A battery of analogue synths and techniques shape this texture. Georgopoulos fuses classic drum machine technology (Linn LM-1, Sequential Circuits Drumtraks, Oberheim DMX, Vermona DRM-1, 707s, 808s, 909s) with live hand percussion to create intricate rhythmic patterns that defy categorization. Liquid fretless bass (courtesy of Georgopoulos himself and Onyx Collective’s Spencer Murphy, who guests on “Eniko” and “i: /o”) melts through the complex architecture of percussion. Vintage synthesizers (Prophet 5, Fairlight CMI, DX7, Moog Model D) pepper the album with harmonic overtones, chimes, stabs, and chordal voicings. Innovative use of call-and-response throughout transplants a song form more commonly found in folk and religious music into an alien, electronic landscape. Meanwhile, dance floor-focused tracks bounce to a see-saw of harmonized synth drums and electro conga rolls. Glistening electronic melodies crest, crash, and spray the air above.

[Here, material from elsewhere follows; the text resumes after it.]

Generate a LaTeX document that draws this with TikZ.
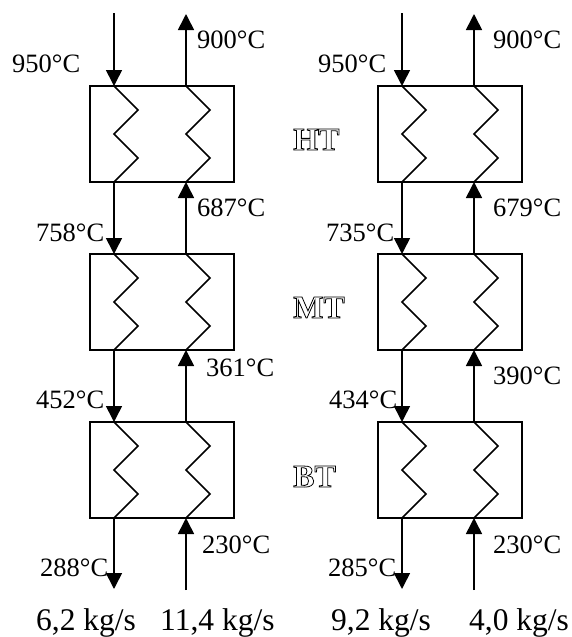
\documentclass[tikz,border=0pt]{standalone}
\usepackage{fontspec}
\setmainfont{Liberation Serif}
\usetikzlibrary{arrows.meta}
\newcommand{\outlined}[1]{\special{pdf:code 1 Tr 0.8 w}#1\special{pdf:code 0 Tr 1 w}}
\tikzset{
  x=1pt,y=-1pt,
  exchanger/.style={draw,line width=1.6pt,minimum width=144pt,minimum height=96pt,inner sep=0pt,outer sep=0pt},
  flow/.style={line width=1.6pt,-{Triangle[length=16pt,width=16pt]}},
  coil/.style={line width=1.5pt,line join=miter},
  temp/.style={anchor=base west,inner sep=0pt,font=\fontsize{26.5}{28}\selectfont},
  rate/.style={anchor=base west,inner sep=0pt,font=\fontsize{31.5}{33}\selectfont},
  stage/.style={anchor=base west,inner sep=0pt,font=\fontsize{32}{34}\selectfont\bfseries},
}
\begin{document}
\begin{tikzpicture}
\useasboundingbox (0,0) rectangle (572,637);
\foreach \c/\xc in {A/162,B/450}{
  \foreach \r/\yc in {1/134,2/302,3/470}{
    \node[exchanger] (\c\r) at (\xc,\yc) {};
    \foreach \s/\dx in {p/-48,q/24}{
      \coordinate (\c\r\s t) at ({\xc+\dx},{\yc-48});
      \coordinate (\c\r\s b) at ({\xc+\dx},{\yc+48});
      \draw[coil] (\c\r\s t) -- ++(24,24) -- ++(-24,24) -- ++(24,24) -- (\c\r\s b);
    }
  }
  \coordinate (\c ptop) at ({\xc-48},13);
  \coordinate (\c qtop) at ({\xc+24},14);
  \coordinate (\c pend) at ({\xc-48},589);
  \coordinate (\c qend) at ({\xc+24},590);
  \draw[flow] (\c ptop) -- (\c1pt);
  \draw[flow] (\c1qt) -- (\c qtop);
  \draw[flow] (\c1pb) -- (\c2pt);
  \draw[flow] (\c2qt) -- (\c1qb);
  \draw[flow] (\c2pb) -- (\c3pt);
  \draw[flow] (\c3qt) -- (\c2qb);
  \draw[flow] (\c3pb) -- (\c pend);
  \draw[flow] (\c qend) -- (\c3qb);
}
\node[temp] (t1) at (12,72) {950°C};
\node[temp] (t2) at (197,48) {900°C};
\node[temp] (t3) at (36,241) {758°C};
\node[temp] (t4) at (197,216) {687°C};
\node[temp] (t5) at (36,408) {452°C};
\node[temp] (t6) at (206,376) {361°C};
\node[temp] (t7) at (40,576) {288°C};
\node[temp] (t8) at (202,553) {230°C};
\node[temp] (u1) at (318,72) {950°C};
\node[temp] (u2) at (493,48) {900°C};
\node[temp] (u3) at (326,241) {735°C};
\node[temp] (u4) at (493,216) {679°C};
\node[temp] (u5) at (329,408) {434°C};
\node[temp] (u6) at (493,384) {390°C};
\node[temp] (u7) at (328,576) {285°C};
\node[temp] (u8) at (493,553) {230°C};
\node[stage] (s1) at (293,150) {\outlined{HT}};
\node[stage] (s2) at (293,318) {\outlined{MT}};
\node[stage] (s3) at (293,487) {\outlined{BT}};
\node[rate] (r1) at (36,630) {6,2 kg/s};
\node[rate] (r2) at (160,630) {11,4 kg/s};
\node[rate] (r3) at (331,630) {9,2 kg/s};
\node[rate] (r4) at (469,630) {4,0 kg/s};
\end{tikzpicture}
\end{document}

“New Pleasures” proposes inventive drum programming in its build towards a peak replete with gleaming Prophet 5 chords and a percolating Moog bass sequence. “Preset Gloss” comes on like an advert, bouncing in and out before you realize what just happened; a sidelong glance from someone you didn’t know you wanted. “Eniko” swings into more moody territory. Snaky fretless bass winds its way around a loping drum pattern and a marimba played in a pentatonic scale. A dissonant synth clangs alongside, like sheet metal struck with a hammer, a dark counterpoint to the swishing melody. If much of New Pleasures suggests a fizzy futurism, there is something notably loose-limbed about “Embassy Disco” – a dusty old rhythm box, a marimba, and a Prophet 5 move arm-in-arm, gently bringing the tempo down. Meanwhile, “Cloud Storage,” a dubby bookend to “The Peripheral,” completely dismantles the rhythm, and in the process brings the album full circle, a vacuum sealed kiss back inside the server farm.
When asked to describe the strange, alluring sense of familiarity and dislocation the new Arp album evokes, Georgopoulos says: “sometimes the most alien thing is simply seeing what we take for granted from a slightly different angle.” In its dialogue of opposition, both theoretical and sensory—human/machine, meta/immediate, economic/erotic—New Pleasures gleans political ideologies and spiritual deficiencies from the polishes and veneers of our world. One wonders if those so-called New Pleasures are in fact pleasures at all. Another meaning lurks, it seems, underneath the title’s ostensible advert-speak. By embracing overlapping methodologies, intersecting genealogies, and burgeoning technologies, New Pleasures offers the building blocks of something liberating rather than didactic. By turns imaginative, cheeky, and energetic, it’s Arp’s most experimental and yet most alluringly accessible work to date.